Jean-Claude Arnault, the man at the center of a sex scandal that shook international cultural circles and led to the cancellation of this year’s Nobel Prize in Literature, was found guilty and sentenced to two years in prison for raping a woman seven years ago.
In a unanimous vote, Stockholm District Court has sentenced Arnault –- a French photographer and prominent cultural figure in Swedish academy circles –- to two years in prison, the minimum sentence. The maximum sentence for rape in Sweden is six years.
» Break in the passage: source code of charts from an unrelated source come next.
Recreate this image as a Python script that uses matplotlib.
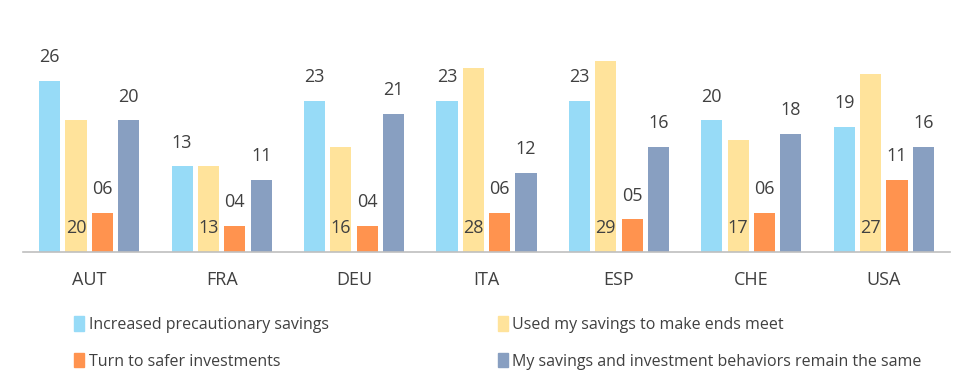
import numpy as np
import matplotlib
matplotlib.use("Agg")
import matplotlib.pyplot as plt
from matplotlib.patches import Patch

plt.rcParams['font.family'] = ['Open Sans', 'DejaVu Sans']

countries = ['AUT', 'FRA', 'DEU', 'ITA', 'ESP', 'CHE', 'USA']
precaution = [26, 13, 23, 23, 23, 20, 19]
used_savings = [20, 13, 16, 28, 29, 17, 27]
safer = [6, 4, 4, 6, 5, 6, 11]
same = [20, 11, 21, 12, 16, 18, 16]

series_names = ['Increased precautionary savings', 'Used my savings to make ends meet',
                'Turn to safer investments', 'My savings and investment behaviors remain the same']
colors = ['#97DBF7', '#FFE39B', '#FF934F', '#889FC1']
txt = '#404040'

fig = plt.figure(figsize=(9.77, 3.92), dpi=100)
ax = fig.add_axes([23/977, 140/392, 927/977, 197.4/392])

x = np.arange(len(countries))
pitch = 0.199
width = 0.16
data = [precaution, used_savings, safer, same]
for i, vals in enumerate(data):
    pos = x + (i - 1.5) * pitch
    ax.bar(pos, vals, width, color=colors[i])
    for p, v in zip(pos, vals):
        # yellow series has its label sitting inside the bar, near the bottom
        base = 0 if i == 1 else v
        ax.annotate('%02d' % v, (p, base), xytext=(0, 10.5), textcoords='offset points',
                    ha='center', va='bottom', fontsize=13, color=txt)

ax.set_xlim(-0.5, 6.5)
ax.set_ylim(0, 30)
ax.set_xticks(x)
ax.set_xticklabels(countries, fontsize=13, color=txt)
ax.tick_params(axis='x', length=0, pad=14)
ax.set_yticks([])
for s in ['top', 'left', 'right']:
    ax.spines[s].set_visible(False)
ax.spines['bottom'].set_color('#BFBFBF')
ax.spines['bottom'].set_linewidth(1.2)

handles = [Patch(color=c) for c in colors]
order = [0, 2, 1, 3]
fig.legend([handles[k] for k in order], [series_names[k] for k in order],
           ncol=2, loc='upper left', bbox_to_anchor=(60/977, 1 - 302/392),
           frameon=False, fontsize=11.5, labelcolor=txt, handlelength=0.6,
           handleheight=1.0, handletextpad=0.3, columnspacing=10.6, labelspacing=1.25)

fig.savefig('out.png', dpi=100)
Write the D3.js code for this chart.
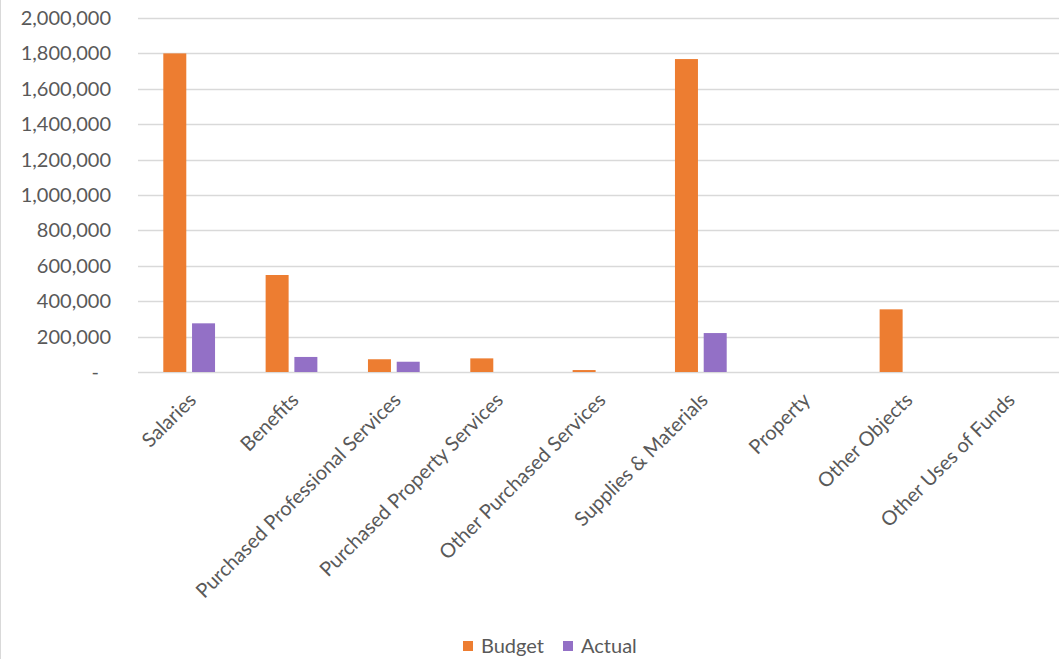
<!DOCTYPE html>
<html><head><meta charset="utf-8">
<script src="https://cdn.jsdelivr.net/npm/d3@7"></script>
<style>body{margin:0;background:#fff;}svg{display:block;}</style>
</head><body>
<script>
const categories = ["Salaries","Benefits","Purchased Professional Services","Purchased Property Services","Other Purchased Services","Supplies & Materials","Property","Other Objects","Other Uses of Funds"];
const budget = [1800000, 548000, 72000, 77000, 11000, 1768000, 0, 354000, 0];
const actual = [275000, 85000, 58000, 0, 0, 220000, 0, 0, 0];
const seriesNames = ["Budget","Actual"];
const seriesColors = ["#ED7D31","#9370C6"];
const yTicks = [0,200000,400000,600000,800000,1000000,1200000,1400000,1600000,1800000,2000000];

(function(){
const W = 1059, H = 659;
const svg = d3.select("body").append("svg").attr("width", W).attr("height", H);
svg.append("line").attr("x1",0.5).attr("x2",0.5).attr("y1",0).attr("y2",H).attr("stroke","#d9d9d9");

const mLeft = 138, mRight = 1059, mTop = 18, mBottom = 372;
const x = d3.scaleBand().domain(categories).range([mLeft, mRight]).paddingInner(0).paddingOuter(0);
const y = d3.scaleLinear().domain([0, 2000000]).range([mBottom, mTop]);
const x1 = d3.scaleBand().domain(seriesNames).range([0, x.bandwidth()]).paddingInner(0.2).paddingOuter(0.88);

const font = "Lato, Calibri, 'Liberation Sans', Arial, sans-serif";
const fs = "20px";
// grid
svg.append("g").selectAll("line").data(yTicks).join("line")
  .attr("x1", mLeft).attr("x2", mRight)
  .attr("y1", d => Math.round(y(d)) + 0.5).attr("y2", d => Math.round(y(d)) + 0.5)
  .attr("stroke", "#d9d9d9").attr("stroke-width", 1.5);

// y axis
const yAxis = d3.axisLeft(y).tickValues(yTicks).tickSize(0).tickPadding(0)
  .tickFormat(d => d === 0 ? "-" : d3.format(",")(d));
const ya = svg.append("g").attr("transform", `translate(111,0)`).call(yAxis);
ya.select(".domain").remove();
ya.selectAll("text").attr("fill", "#595959").style("font-family", font).style("font-size", fs);
ya.selectAll(".tick").filter(d => d === 0).select("text").attr("dx", -12);

// bars
const data = categories.map((c, i) => ({c, vals: [budget[i], actual[i]]}));
const g = svg.append("g").selectAll("g").data(data).join("g")
  .attr("transform", d => `translate(${x(d.c)},0)`);
g.selectAll("rect").data(d => d.vals.map((v, j) => ({s: seriesNames[j], v, j})))
  .join("rect")
  .attr("x", d => x1(d.s)).attr("width", x1.bandwidth())
  .attr("y", d => y(d.v)).attr("height", d => y(0) - y(d.v))
  .attr("fill", d => seriesColors[d.j]);

// x axis labels
const xAxis = d3.axisBottom(x).tickSize(0).tickPadding(0);
const xa = svg.append("g").attr("transform", `translate(0,${mBottom})`).call(xAxis);
xa.select(".domain").remove();
xa.selectAll("text").attr("fill", "#595959").style("font-family", font).style("font-size", fs)
  .attr("text-anchor", "end").attr("dy", null).attr("y", 0)
  .attr("transform", "translate(-3,18) rotate(-45)").attr("dominant-baseline", "hanging");

// legend
const legend = svg.append("g").attr("transform", "translate(463,646)");
const items = legend.selectAll("g").data(seriesNames).join("g")
  .attr("transform", (d, i) => `translate(${i * 100},0)`);
items.append("rect").attr("x", 0).attr("y", -5).attr("width", 10).attr("height", 10).attr("fill", (d, i) => seriesColors[i]);
items.append("text").attr("x", 18).attr("y", 0).attr("dy", "0.35em").text(d => d)
  .attr("fill", "#595959").style("font-family", font).style("font-size", fs);
})();
</script>
</body></html>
“The court’s responsibility in a criminal case is to decide whether the prosecutor has proven the charges beyond a reasonable doubt. The evidence in this case has mainly consisted of statements made during the trial by the injured party and several witnesses,” Gudrun Antemar, presiding judge said in a written statement.
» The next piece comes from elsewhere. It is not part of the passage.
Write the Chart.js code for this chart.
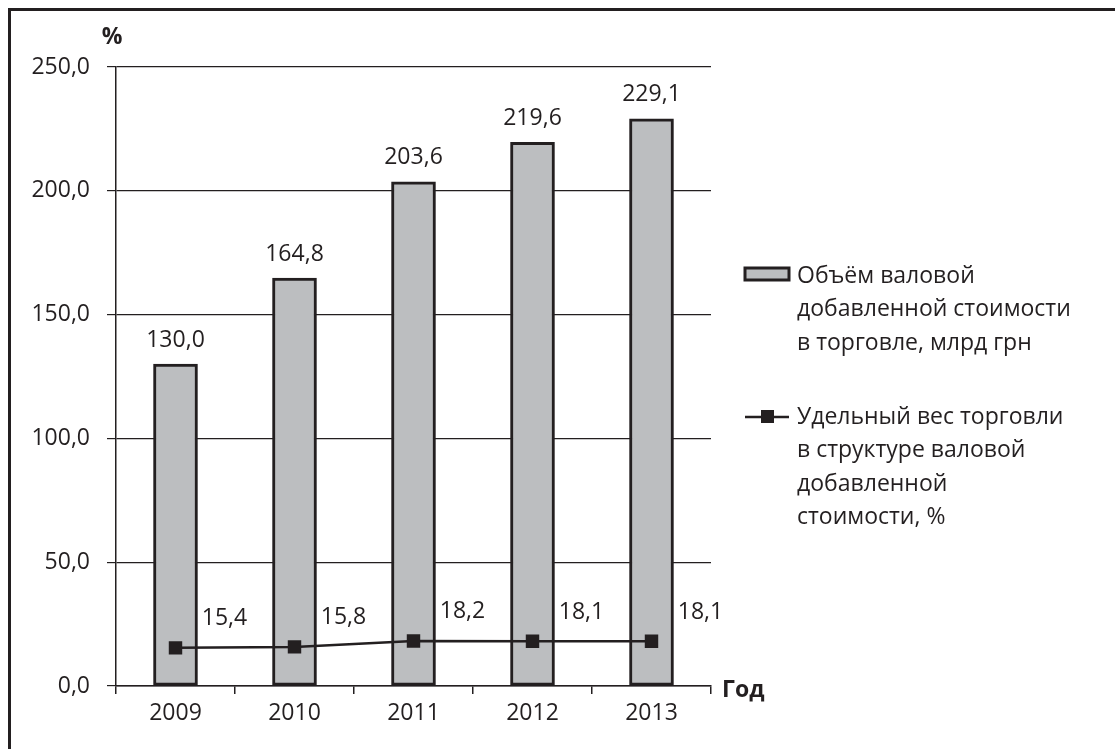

Arnault faced charges of forcing a woman to engage in oral sex and intercourse in a Stockholm apartment in October, 2011.
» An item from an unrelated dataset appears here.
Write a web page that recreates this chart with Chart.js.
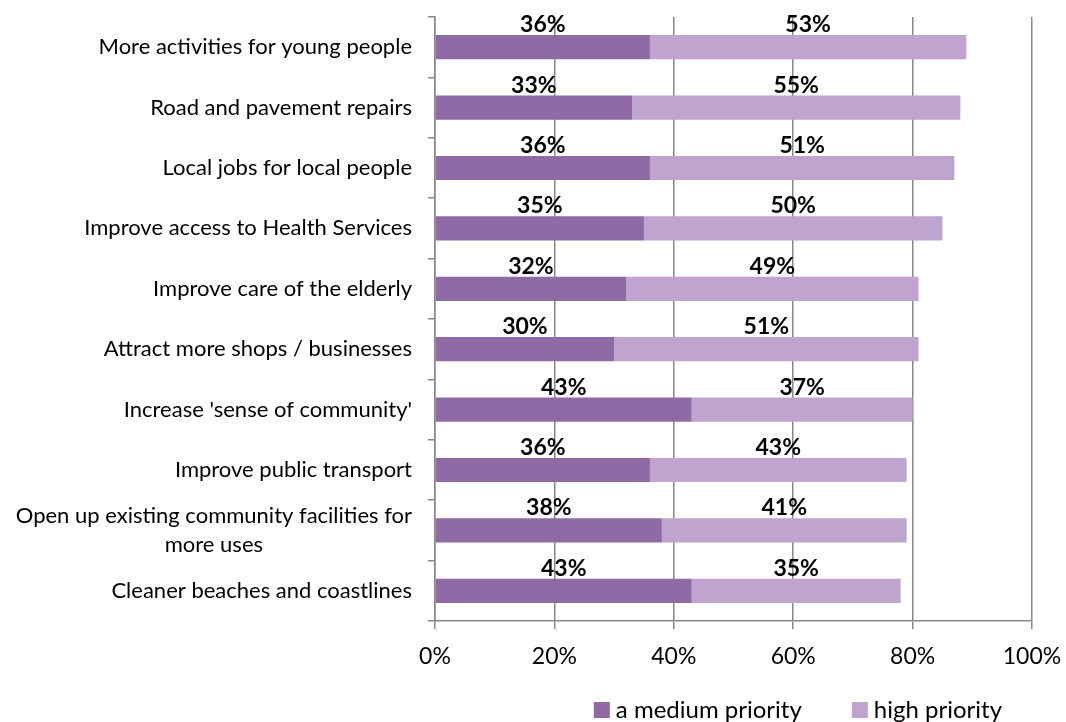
<!DOCTYPE html>
<html>
<head>
<meta charset="utf-8">
<script src="https://cdn.jsdelivr.net/npm/chart.js@4.4.1/dist/chart.umd.min.js"></script>
<style>
  html, body { margin: 0; padding: 0; background: #fff; }
  #wrap { width: 1066px; height: 722px; }
</style>
</head>
<body>
<div id="wrap"><canvas id="chart"></canvas></div>
<script>
const categories = [
    ["More activities for young people"],
    ["Road and pavement repairs"],
    ["Local jobs for local people"],
    ["Improve access to Health Services"],
    ["Improve care of the elderly"],
    ["Attract more shops / businesses"],
    ["Increase 'sense of community'"],
    ["Improve public transport"],
    ["Open up existing community facilities for", "more uses"],
    ["Cleaner beaches and coastlines"]
];
const mediumPriority = [36, 33, 36, 35, 32, 30, 43, 36, 38, 43];
const highPriority = [53, 55, 51, 50, 49, 51, 37, 43, 41, 35];
const xTicks = [0, 20, 40, 60, 80, 100];

const FONT = "Lato, 'Open Sans', sans-serif";
const GRID = "#878787";

// segment value labels, sitting just above each bar
const barLabels = {
    id: "barLabels",
    afterDatasetsDraw(chart) {
        const ctx = chart.ctx;
        ctx.save();
        ctx.font = "bold 23px " + FONT;
        ctx.fillStyle = "#000";
        ctx.textAlign = "center";
        ctx.textBaseline = "alphabetic";
        chart.data.datasets.forEach((ds, i) => {
            chart.getDatasetMeta(i).data.forEach((bar, j) => {
                const p = bar.getProps(["x", "y", "base", "height"], true);
                ctx.fillText(ds.data[j] + "%", (p.x + p.base) / 2, p.y - p.height / 2 - 3);
            });
        });
        ctx.restore();
    }
};

// category labels: block right aligned, lines centred inside the block
const categoryLabels = {
    id: "categoryLabels",
    afterDraw(chart) {
        const ctx = chart.ctx;
        const yScale = chart.scales.y;
        const right = yScale.right - 23;
        const lineH = 29;
        ctx.save();
        ctx.font = "22px " + FONT;
        ctx.fillStyle = "#000";
        ctx.textAlign = "center";
        ctx.textBaseline = "middle";
        categories.forEach((lines, j) => {
            const w = Math.max(...lines.map(l => ctx.measureText(l).width));
            const cx = right - w / 2;
            const cy = yScale.getPixelForValue(j);
            lines.forEach((l, k) => {
                ctx.fillText(l, cx, cy + (k - (lines.length - 1) / 2) * lineH);
            });
        });
        ctx.restore();
    }
};

// legend under the axis
const bottomLegend = {
    id: "bottomLegend",
    afterDraw(chart) {
        const ctx = chart.ctx;
        const y = 710;
        const box = 16;
        ctx.save();
        ctx.font = "24px " + FONT;
        ctx.textBaseline = "middle";
        ctx.textAlign = "left";
        const items = chart.data.datasets.map(ds => ({ text: ds.label, color: ds.backgroundColor }));
        const gap = 50;
        const widths = items.map(it => box + 6 + ctx.measureText(it.text).width);
        let x = 1002 - widths.reduce((a, b) => a + b, 0) - gap * (items.length - 1);
        items.forEach((it, i) => {
            ctx.fillStyle = it.color;
            ctx.fillRect(x, y - box / 2, box, box);
            ctx.fillStyle = "#000";
            ctx.fillText(it.text, x + box + 6, y);
            x += widths[i] + gap;
        });
        ctx.restore();
    }
};

new Chart(document.getElementById("chart"), {
    type: "bar",
    data: {
        labels: categories,
        datasets: [{
            label: "a medium priority",
            data: mediumPriority,
            backgroundColor: "#8F6AA5",
            barPercentage: 0.4,
            categoryPercentage: 1
        }, {
            label: "high priority",
            data: highPriority,
            backgroundColor: "#BFA4CF",
            barPercentage: 0.4,
            categoryPercentage: 1
        }]
    },
    options: {
        indexAxis: "y",
        responsive: true,
        maintainAspectRatio: false,
        animation: false,
        devicePixelRatio: 1,
        layout: { padding: { top: 17, right: 34, bottom: 0, left: 0 } },
        plugins: {
            legend: { display: false },
            tooltip: { enabled: false }
        },
        scales: {
            x: {
                stacked: true,
                min: 0,
                max: 100,
                afterBuildTicks: scale => { scale.ticks = xTicks.map(v => ({ value: v })); },
                afterFit: scale => {
                    scale.height = 101;
                    scale.paddingLeft = 0;
                    scale.paddingRight = 0;
                },
                border: { color: GRID, width: 1.5 },
                grid: { color: GRID, lineWidth: 1.5, tickLength: 8 },
                ticks: {
                    color: "#000",
                    padding: 14,
                    font: { family: FONT, size: 23 },
                    callback: v => v + "%"
                }
            },
            y: {
                stacked: true,
                afterFit: scale => { scale.width = 435; },
                border: { color: GRID, width: 1.5 },
                grid: { color: GRID, lineWidth: 1.5, drawOnChartArea: false, tickLength: 7, offset: true },
                ticks: { display: false }
            }
        }
    },
    plugins: [barLabels, categoryLabels, bottomLegend]
});
</script>
</body>
</html>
“My client will appeal the verdict, because he is not guilty of that crime,” Bjorn Hurtig, Arnault’s lawyer told ABC News.
The Stockholm District Court described its review of evidence, by Atemar and three lay judges, and verdict.
“The court has made a thorough evaluation of the evidence and the court’s conclusion is that the evidence is enough to find the defendant guilty of one of the events for which the prosecutor has brought charges,” the court said in the statement. “The injured party has been awarded compensation for damages.”
Arnault, 72, has long been an influential culture figure in Sweden and beyond. He ran Forum, a prominent cultural center in Stockholm financed by the Swedish Academy. As a result of the sex scandal, the academy cut its annual funding to the Forum, which is co-owned by Arnault and his wife Katarina Frostenson, who has been a celebrated poet and Swedish academy member.
In November, just after the rape and sexual abuse accusations against Harvey Weinstein, which triggered the #MeToo campaign, Swedish newspaper Dagens Nyheter published allegations by 18 women, including academy members, their wives and daughters, who said they had been raped, sexually assaulted or harassed by Arnault.
Swedish Academy, which has long prided itself on its top-secret selection process, was caught up in further controversy when the paper reported Arnault had allegedly leaked the names of the literature prize winners seven times, including 2016 laureate Bob Dylan.
The verdict came at the start of 2018 Nobel award week, just before the announcement for medicine award, which immunologists James P. Allison, an American, and Tasuku Honjo, a Japanese citizen, won for their work on cancer therapy.